A company beach club in Ruwais and The Ramada Hotel, which is still there as the Dhafra Beach Hotel, provided entertainment.

“The social life was hectic. Someone was always having a party,” said Mrs Ford. “We had a nine o'clock curfew which was also ignored.”

Their adventures in the UAE in the 1980s were chronicled in a series of remarkable photographs showing an older way of life and increasing modernisation.

They portray old Ruwais, Abu Dhabi’s transforming Corniche, Fujairah's snorkelling haven Snoopy Island, a much smaller Sandy Beach Hotel with a simple line of chalets and simpler times in Khor Fakkan with old wooden dhows in the harbour.

One evocative shot captures a classic 1980s-style shop in Ruwais — which sold everything from pirated cassettes to shawarma — called “Honest supermarket” but which was known informally as Honest Joe’s.

“Honest Joe’s had everything,” said Mrs Ford, who is from Wales. “Walls lined with cassettes, tape after tape and they were all pirated. It was just there in the middle of the desert. Just sand, then a shop and then sand for miles and miles.”

The couple married and moved to Abu Dhabi in 1984 and lived on the Corniche before leaving the UAE permanently in 1988 in search of a new challenge. But memories of the UAE stayed with them and finally prompted the return trip.

“Treasure hunts are normally looking for jewels amongst the rubble but we were looking for rubble amongst the jewels,” she said with a smile. “We were told we wouldn’t find anything. But a lot of things were in the same places.”

Going back in time

The couple found the beach between the hotel and what is now the Adnoc Club where Mr Ford proposed.

“It is totally different now with a pier but we knew where that was, so that was quite romantic,” she said. “We are making new memories as well.”

The villa where Mrs Ford lived and the clinic where they worked is gone, the old hospital is derelict and a new hospital has now been built to serve the community. Ruwais is also much larger.

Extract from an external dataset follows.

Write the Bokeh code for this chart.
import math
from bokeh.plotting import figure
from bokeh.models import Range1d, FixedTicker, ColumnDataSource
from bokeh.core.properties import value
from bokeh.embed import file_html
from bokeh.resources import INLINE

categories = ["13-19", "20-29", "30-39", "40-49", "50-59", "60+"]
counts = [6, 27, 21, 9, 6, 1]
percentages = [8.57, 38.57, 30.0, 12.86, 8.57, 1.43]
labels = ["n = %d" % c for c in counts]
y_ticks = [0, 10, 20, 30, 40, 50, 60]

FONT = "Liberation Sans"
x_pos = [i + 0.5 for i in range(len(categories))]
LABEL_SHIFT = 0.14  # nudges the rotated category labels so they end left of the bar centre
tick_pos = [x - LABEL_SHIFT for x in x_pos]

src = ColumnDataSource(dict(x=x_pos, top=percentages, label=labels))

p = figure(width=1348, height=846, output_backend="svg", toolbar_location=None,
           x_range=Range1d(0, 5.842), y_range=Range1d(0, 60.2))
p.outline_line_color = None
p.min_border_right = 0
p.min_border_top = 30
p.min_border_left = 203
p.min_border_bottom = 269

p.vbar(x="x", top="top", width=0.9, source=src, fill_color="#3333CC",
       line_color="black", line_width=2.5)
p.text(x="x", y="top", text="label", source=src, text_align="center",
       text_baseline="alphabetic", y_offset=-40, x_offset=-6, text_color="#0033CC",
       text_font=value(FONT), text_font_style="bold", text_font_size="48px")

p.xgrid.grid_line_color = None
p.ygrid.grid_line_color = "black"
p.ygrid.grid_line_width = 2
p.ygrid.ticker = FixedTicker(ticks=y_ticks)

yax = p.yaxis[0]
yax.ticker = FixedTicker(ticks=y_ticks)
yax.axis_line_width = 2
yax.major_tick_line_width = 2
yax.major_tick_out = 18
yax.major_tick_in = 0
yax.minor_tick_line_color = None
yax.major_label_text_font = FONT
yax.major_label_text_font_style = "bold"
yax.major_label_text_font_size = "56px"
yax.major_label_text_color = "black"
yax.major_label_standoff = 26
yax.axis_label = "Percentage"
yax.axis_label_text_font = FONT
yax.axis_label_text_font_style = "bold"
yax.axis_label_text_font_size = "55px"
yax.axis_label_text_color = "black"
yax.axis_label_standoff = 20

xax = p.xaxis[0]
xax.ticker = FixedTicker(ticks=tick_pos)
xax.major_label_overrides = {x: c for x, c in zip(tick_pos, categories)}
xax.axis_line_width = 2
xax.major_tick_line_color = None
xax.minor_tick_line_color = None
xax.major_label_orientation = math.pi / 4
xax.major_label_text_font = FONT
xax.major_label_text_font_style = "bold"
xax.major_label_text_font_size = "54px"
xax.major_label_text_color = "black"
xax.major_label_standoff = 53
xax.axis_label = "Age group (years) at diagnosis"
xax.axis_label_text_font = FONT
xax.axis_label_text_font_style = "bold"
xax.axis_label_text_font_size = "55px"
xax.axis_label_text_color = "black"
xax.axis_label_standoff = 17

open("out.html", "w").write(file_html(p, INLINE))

“It is a city now. Before it was just a small housing complex,” she said. “There is a massive shopping mall there as well now, big for Ruwais, all glossy and glistening but quiet.”

In the Northern Emirates, they felt the pace of change was slower and flickers of the old life remained in places such as in Fujairah.

“The Sandy Beach hotel was fantastic,” said Mr Ford. “The old chalets are still there.”

His wife agreed: “It was so tranquil. Like a haven of serenity. We thought maybe we’ll have to come back and spend a week here.”

Abu Dhabi is a different place now. But despite that, the city “still feels like home”.

“It would have been very transient in our day,” said Mrs Ford. “People left at retirement but now quite a few people have retired there now. It does seem to be evolving,” she said.

“We were also really blown away by people of determination [how the UAE describes people with special needs or disabilities]. We want to take that home. Why isn’t this happening everywhere? It also hasn’t lost its kindness. And we feel safe.”

The couple leave for the UK on Monday. They are proud of the time they spent at an early and important time in the UAE’s development.

“We both look back on it really fondly,” said Mrs Ford. “We were also very proud to have been there close to the beginning. We were small cogs but felt we were contributing.”